What おつかれさま Really Means Explained by Native Speakers
Analysis of おつかれさま
おつかれさま consists of three parts: お (a prefix representing a polite form) , つかれ (tiredness), and さま (a suffix representing honorific). It is said that the origin is something like giving your appreciation for someone doing a good job. In this day and age, there are a lot of other usages and surprisingly this is one of the highest frequency words in Japan.
You can actually use the present form in any tense, although the formal expression has the past tense form. One the other hand, as a phrase between casual and neutral expressions, 「お疲れさん」 and 「お疲れです」 are sometimes used. However, we think that you should focus on the three categories the table shows in order to avoid confusing you; if you focus on them, you will have no problem communicating.
When It’s Appropriate to Use おつかれさま
When you write an email
When you write an email to your co-workers or boss, you should start with 「お疲れさまです。」. In this context, it does not have a particular meaning and could be translated as “Hi” or “Hello”. Please be careful, however it can be used within an organization you belong to. When you write an email externally, you need to start with 「お世話になります」.
When you place a call
This usage is same as when you write an email. When you talk with your co-workers or boss on the phone, you should start with 「お疲れさまです。」. And, it can be used internally. When you place a call externally, you need to start with 「お世話になります」.

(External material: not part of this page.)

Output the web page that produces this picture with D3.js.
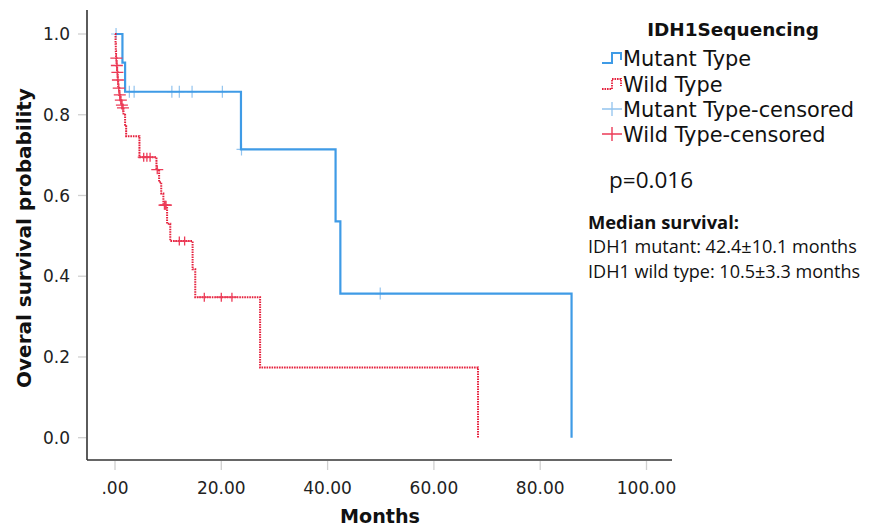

When you meet an acquaintance
There are roughly 2 greetings which people often use; 「おはようございます」 and 「おつかれさまです」. 「おはようございます」 can be used to everyone during the morning (before noon) . With face to face communication, 「おつかれさまです」 can be used both internally and externally except for the morning and can be translated as “Hi” or “Hello”. Please note: if you would like to be formal with your clients or customers, you should use 「お世話になります」.
When you finish work
When you finish work, you should farewell your co-workers or boss with 「お疲れさまです。」 In this context, 「お疲れさまです」 could be translated as “Have a good night”. Then, people will respond to it with 「お疲れさまです」as if it was like “you too”.
When someone finishes a project, a presentation, etc
When you tell your appreciation to people who have done a great job, you can express it by saying 「お疲れさまです」 or 「お疲れさまでした」 like “Good job!”. In this context, you should say this phrase soon after the job has finished. If you meet the people a few days later, you should mention that time specifically such as, 「プレゼンテーション、大成功だったと聞きました。おめでとうございます。 I heard your presentation was big successful. Congratulation!」.
When you drink a toast
In Japanese culture, drinking is one of the most important ways to communication. When you drink a toast you can say 「乾杯」 or 「お疲れさまです」 like “cheers”.
*To your friends, you can use the casual form 「お疲れ」or the neutral form 「お疲れさま」 in the same above contexts.
おつかれさま Vs. ご苦労さま
「ご苦労さま」 has almost the same meanings as 「おつかれさま」. The difference is that 「ご苦労さま」 can be used only from superior people to inferior people. If you did the opposite or even use it to your friends, it would sound very rude. Please be careful.
Do you have a clearer picture about what 「おつかれさま」 means now? This phrase is very useful and often used by native speakers. Since it cannot be translated because of the wide context, people consider it very difficult. The advantage to know the usages is that if you can use it correctly, people will be surprised by your proficiency. Let’s try to use it from today.
Thank you for reading. お疲れさまでした！